The reading
The bead. A verse-distillation of the Buddha's teaching whose central wish is nirvana — the freedom that comes when craving itself is stilled — and whose method is earnestness, mindfulness, and the eightfold path.
Engines
- liberation/autonomy · content · spine · ~ — the Buddhist nirvana backing: distinct from the Gita's moksha (non-attachment via yogic discipline) and from the Tao's wu wei (alignment via non-striving), nirvana is the extinction of the wanting-self. "Earnestness is the path of immortality (Nirvana), thoughtlessness the path of death." (v. 21) The freedom is from craving as such, not from a master, a system, or an imposed constraint.
- mastery · content · also-runs · ~ — sage-discipline backing in the Buddhist mode: the path is practiced — meditation, ethical conduct, mindful conduct, the eightfold path. "These wise people, meditative, steady, always possessed of strong powers, attain to Nirvana, the highest happiness." (v. 23)
The bundle.
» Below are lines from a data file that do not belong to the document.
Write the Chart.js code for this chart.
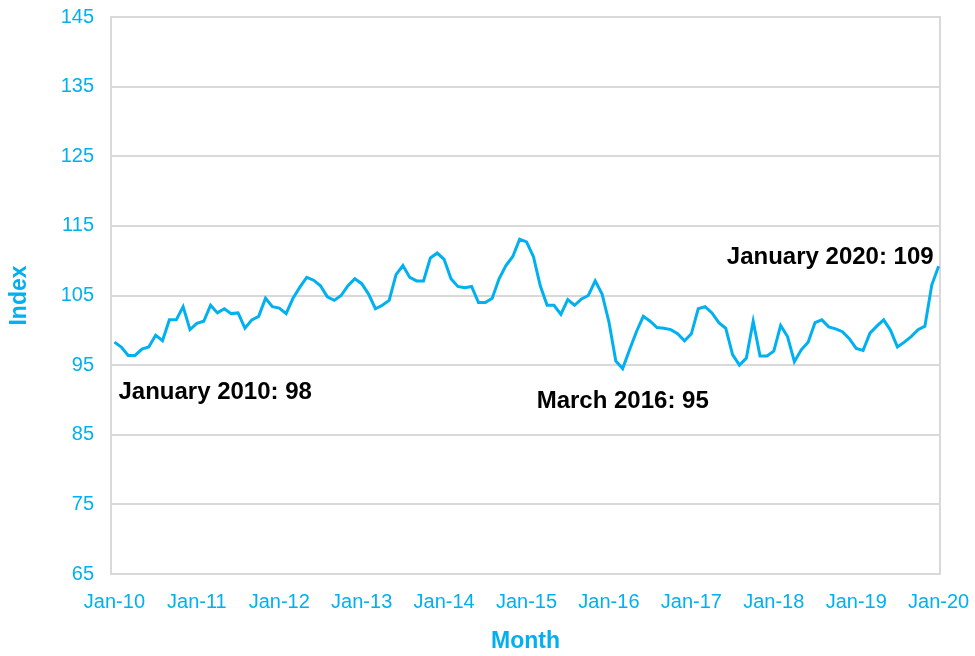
<!DOCTYPE html>
<html>
<head>
<meta charset="utf-8">
<script src="https://cdn.jsdelivr.net/npm/chart.js@4.4.1/dist/chart.umd.min.js"></script>
<style>
  html, body { margin: 0; padding: 0; background: #fff; }
  #wrap { width: 975px; height: 656px; }
</style>
</head>
<body>
<div id="wrap"><canvas id="myChart" width="975" height="656"></canvas></div>
<script>
// Monthly index, Jan 2010 .. Jan 2020 (121 months)
const indexValues = [
  98.3, 97.6, 96.4, 96.4, 97.3, 97.6, 99.3, 98.5, 101.5, 101.5, 103.4, 100.1,
  101.0, 101.3, 103.6, 102.5, 103.1, 102.4, 102.5, 100.3, 101.5, 102.0, 104.6, 103.4,
  103.2, 102.4, 104.6, 106.2, 107.6, 107.2, 106.4, 104.8, 104.3, 105.0, 106.4, 107.4,
  106.7, 105.2, 103.1, 103.6, 104.3, 108.0, 109.3, 107.6, 107.1, 107.1, 110.4, 111.1,
  110.2, 107.4, 106.3, 106.1, 106.3, 104.0, 104.0, 104.6, 107.4, 109.3, 110.6, 113.1,
  112.7, 110.6, 106.4, 103.6, 103.6, 102.3, 104.4, 103.6, 104.5, 105.0, 107.1, 105.2,
  101.2, 95.6, 94.5, 97.2, 99.8, 102.0, 101.3, 100.4, 100.3, 100.1, 99.5, 98.5,
  99.5, 103.1, 103.4, 102.5, 101.1, 100.3, 96.5, 95.0, 96.0, 101.3, 96.3, 96.3,
  97.0, 100.7, 99.1, 95.5, 97.2, 98.3, 101.1, 101.5, 100.5, 100.2, 99.8, 98.8,
  97.4, 97.1, 99.6, 100.6, 101.5, 100.0, 97.6, 98.3, 99.1, 100.1, 100.6, 106.5,
  109.2
];

// x tick labels, one per January
const tickLabels = ['Jan-10', 'Jan-11', 'Jan-12', 'Jan-13', 'Jan-14', 'Jan-15',
  'Jan-16', 'Jan-17', 'Jan-18', 'Jan-19', 'Jan-20'];

// callouts: month index + text
const calloutIndex = [0, 74, 120];
const calloutText = ['January 2010: 98', 'March 2016: 95', 'January 2020: 109'];

const BLUE = '#00B0F0';
const GRID = '#D9D9D9';
const FONT = '"Liberation Sans", Arial, sans-serif';

// grey frame round the plot area
const frame = {
  id: 'frame',
  beforeDatasetsDraw(chart) {
    const { ctx, chartArea: a } = chart;
    ctx.save();
    ctx.strokeStyle = GRID;
    ctx.lineWidth = 2;
    ctx.strokeRect(a.left, a.top, a.right - a.left, a.bottom - a.top);
    ctx.restore();
  }
};

// callout texts next to the key points
const callouts = {
  id: 'callouts',
  afterDatasetsDraw(chart) {
    const { ctx, scales } = chart;
    // placement relative to the point: [align, dx, dy]
    const place = [['left', 4, 57], ['center', 0, 39], ['right', -5, -2]];
    ctx.save();
    ctx.font = 'bold 24px ' + FONT;
    ctx.fillStyle = '#000';
    ctx.textBaseline = 'alphabetic';
    calloutIndex.forEach((idx, k) => {
      const px = scales.x.getPixelForValue(idx);
      const py = scales.y.getPixelForValue(indexValues[idx]);
      ctx.textAlign = place[k][0];
      ctx.fillText(calloutText[k], px + place[k][1], py + place[k][2]);
    });
    ctx.restore();
  }
};

function initChart() {
  const ctx = document.getElementById('myChart').getContext('2d');
  new Chart(ctx, {
    type: 'line',
    data: {
      datasets: [{
        label: 'Index',
        data: indexValues.map((v, i) => ({ x: i, y: v })),
        borderColor: BLUE,
        borderWidth: 3,
        pointRadius: 0,
        tension: 0,
        fill: false
      }]
    },
    options: {
      responsive: false,
      animation: false,
      layout: { padding: { left: 0, right: 35, top: 17, bottom: 0 } },
      plugins: {
        legend: { display: false },
        tooltip: { enabled: false }
      },
      scales: {
        x: {
          type: 'linear',
          min: -0.5,
          max: 120.2,
          afterBuildTicks: (scale) => {
            scale.ticks = tickLabels.map((t, i) => ({ value: i * 12 }));
          },
          afterFit: (scale) => {
            scale.height = 82;
            scale.paddingLeft = 0;
            scale.paddingRight = 0;
          },
          grid: { display: false },
          border: { display: true, color: GRID, width: 2 },
          ticks: {
            autoSkip: false,
            maxRotation: 0,
            padding: 8,
            color: BLUE,
            font: { family: FONT, size: 20 },
            callback: (v) => tickLabels[Math.round(v / 12)]
          },
          title: {
            display: true,
            text: 'Month',
            color: BLUE,
            font: { family: FONT, size: 23, weight: 'bold' },
            padding: { top: 0, bottom: 1 }
          }
        },
        y: {
          min: 65,
          max: 145,
          afterBuildTicks: (scale) => {
            const t = [];
            for (let v = 65; v <= 145; v += 10) t.push({ value: v });
            scale.ticks = t;
          },
          afterFit: (scale) => {
            scale.width = 111;
            scale.paddingTop = 0;
            scale.paddingBottom = 0;
          },
          grid: { color: GRID, lineWidth: 2, drawTicks: false },
          border: { display: true, color: GRID, width: 2 },
          ticks: {
            padding: 17,
            color: BLUE,
            font: { family: FONT, size: 20 }
          },
          title: {
            display: true,
            text: 'Index',
            color: BLUE,
            font: { family: FONT, size: 23, weight: 'bold' },
            padding: { top: 6, bottom: 0 }
          }
        }
      }
    },
    plugins: [frame, callouts]
  });
}

document.addEventListener('DOMContentLoaded', initChart);
</script>
</body>
</html>
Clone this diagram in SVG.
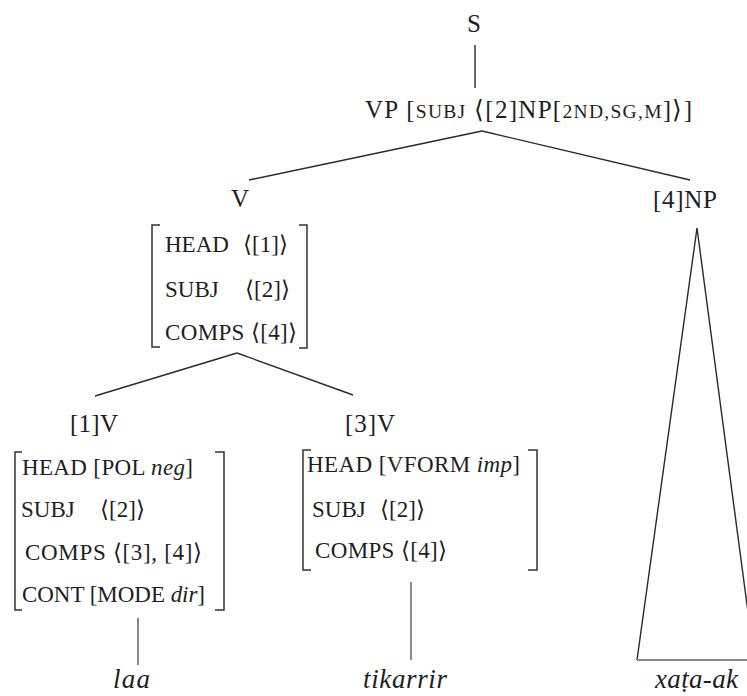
<svg xmlns="http://www.w3.org/2000/svg" width="747" height="696" viewBox="0 0 747 696">
<style>
text{font-family:"Liberation Serif","Times New Roman",serif;fill:#1e1e1e}
.lab{font-size:25px}
.m{font-size:23px}
.sc{font-size:19.5px}
.it{font-style:italic}
.w{font-size:27px;font-style:italic}
.ln{stroke:#2a2a2a;stroke-width:1.4;fill:none}
.gl{stroke:#8a8a8a;stroke-width:2;fill:none}
.br{stroke:#333;stroke-width:1.5;fill:none}
</style>
<rect width="747" height="696" fill="#fff"/>
<g id="connectors">
<line class="ln" x1="475" y1="45" x2="475" y2="88"/>
<line class="ln" x1="482" y1="131" x2="249" y2="180"/>
<line class="ln" x1="482" y1="131" x2="690" y2="180"/>
<line class="ln" x1="237" y1="353" x2="95" y2="396"/>
<line class="ln" x1="237" y1="353" x2="353" y2="395"/>
<line class="gl" x1="138" y1="618" x2="138" y2="665"/>
<line class="gl" x1="411" y1="582" x2="411" y2="660"/>
<path class="ln" d="M637 660 L697 228 L755 665"/>
<line class="gl" x1="637" y1="660" x2="747" y2="660"/>
</g>
<g id="node-S"><text class="lab" x="474" y="32" text-anchor="middle">S</text></g>
<g id="node-VP"><text class="lab" x="365" y="118" textLength="327" lengthAdjust="spacing">VP [<tspan class="sc">SUBJ</tspan> ⟨[2]NP[<tspan class="sc">2ND,SG,M</tspan>]⟩]</text></g>
<g id="node-V">
<text class="lab" x="240" y="207" text-anchor="middle">V</text>
<path class="br" d="M160 225 H152 V347 H160"/>
<path class="br" d="M299 225 H307 V348 H299"/>
<text class="m" x="165" y="252">HEAD</text><text class="m" x="243" y="252">⟨[1]⟩</text>
<text class="m" x="165" y="297">SUBJ</text><text class="m" x="245" y="297">⟨[2]⟩</text>
<text class="m" x="165" y="340" textLength="132" lengthAdjust="spacing">COMPS ⟨[4]⟩</text>
</g>
<g id="node-NP4"><text class="lab" x="653" y="208" textLength="64" lengthAdjust="spacing">[4]NP</text></g>
<g id="node-V1">
<text class="lab" x="70" y="432" textLength="48" lengthAdjust="spacing">[1]V</text>
<path class="br" d="M22 452 H15 V610 H22"/>
<path class="br" d="M215 452 H224 V610 H215"/>
<text class="m" x="22" y="475" textLength="171" lengthAdjust="spacing">HEAD [POL <tspan class="it">neg</tspan>]</text>
<text class="m" x="21" y="517">SUBJ</text><text class="m" x="100" y="517">⟨[2]⟩</text>
<text class="m" x="25" y="560" textLength="177" lengthAdjust="spacing">COMPS ⟨[3], [4]⟩</text>
<text class="m" x="22" y="602" textLength="183" lengthAdjust="spacing">CONT [MODE <tspan class="it">dir</tspan>]</text>
</g>
<g id="node-V3">
<text class="lab" x="345" y="432" textLength="50" lengthAdjust="spacing">[3]V</text>
<path class="br" d="M311 450 H303 V570 H311"/>
<path class="br" d="M528 450 H537 V570 H528"/>
<text class="m" x="307" y="472" textLength="213" lengthAdjust="spacing">HEAD [VFORM <tspan class="it">imp</tspan>]</text>
<text class="m" x="312" y="517">SUBJ</text><text class="m" x="380" y="517">⟨[2]⟩</text>
<text class="m" x="315" y="558" textLength="132" lengthAdjust="spacing">COMPS ⟨[4]⟩</text>
</g>
<g id="node-laa"><text class="w" x="113" y="688" textLength="37" lengthAdjust="spacing">laa</text></g>
<g id="node-tikarrir"><text class="w" x="363" y="688" textLength="84" lengthAdjust="spacing">tikarrir</text></g>
<g id="node-xataak"><text class="w" x="655" y="688" textLength="83" lengthAdjust="spacing">xaṭa-ak</text></g>
</svg>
A liberation/autonomy spine with the cessation-of-craving backing — the wish is freedom not from any specific bondage but from the wanting-itself that generates bondage. Mastery rides as the eightfold path that makes the cessation possible. The Dhammapada's compactness — short verses, no narrative — makes it an unusual specimen: the wish is offered directly, the reader's task is to take up the practice.
Dual-use read. Nirvana's counterfeit is spiritual nihilism — the "nothing matters" pose that mistakes cessation-of-craving for cessation-of-care. The Dhammapada is the enabling pole because compassion (karuṇā) and right-conduct (sīla) are integral to the path; the cessation of craving is what frees the practitioner for unencumbered care, not what excuses withdrawal from it. The arhat is liberated in order to serve.
Verdict. A second non-Western wisdom-tradition specimen — Buddhist nirvana joins Hindu moksha (Gita) and Taoist wu wei (Tao Te Ching) — filling another named hole in liberation/autonomy's backing space.
Evidence. ~ reviewed — attrib. the Buddha, trans. F. Max Müller, 1881 (public domain). Verse 21 (earnestness as path of Nirvana), v. 23 (the wise attain Nirvana through practice), v. 92-97 (the path of "stilled appetites" and "renounced desires") spot-verified directly in the Müller translation. Pali Canon context, Theravada tradition, and the Dhammapada's role as the most-widely-read Buddhist text verified against the Wikipedia article (en.wikipedia.org/wiki/Dhammapada). Companions: The Bhagavad Gita, The Tao Te Ching.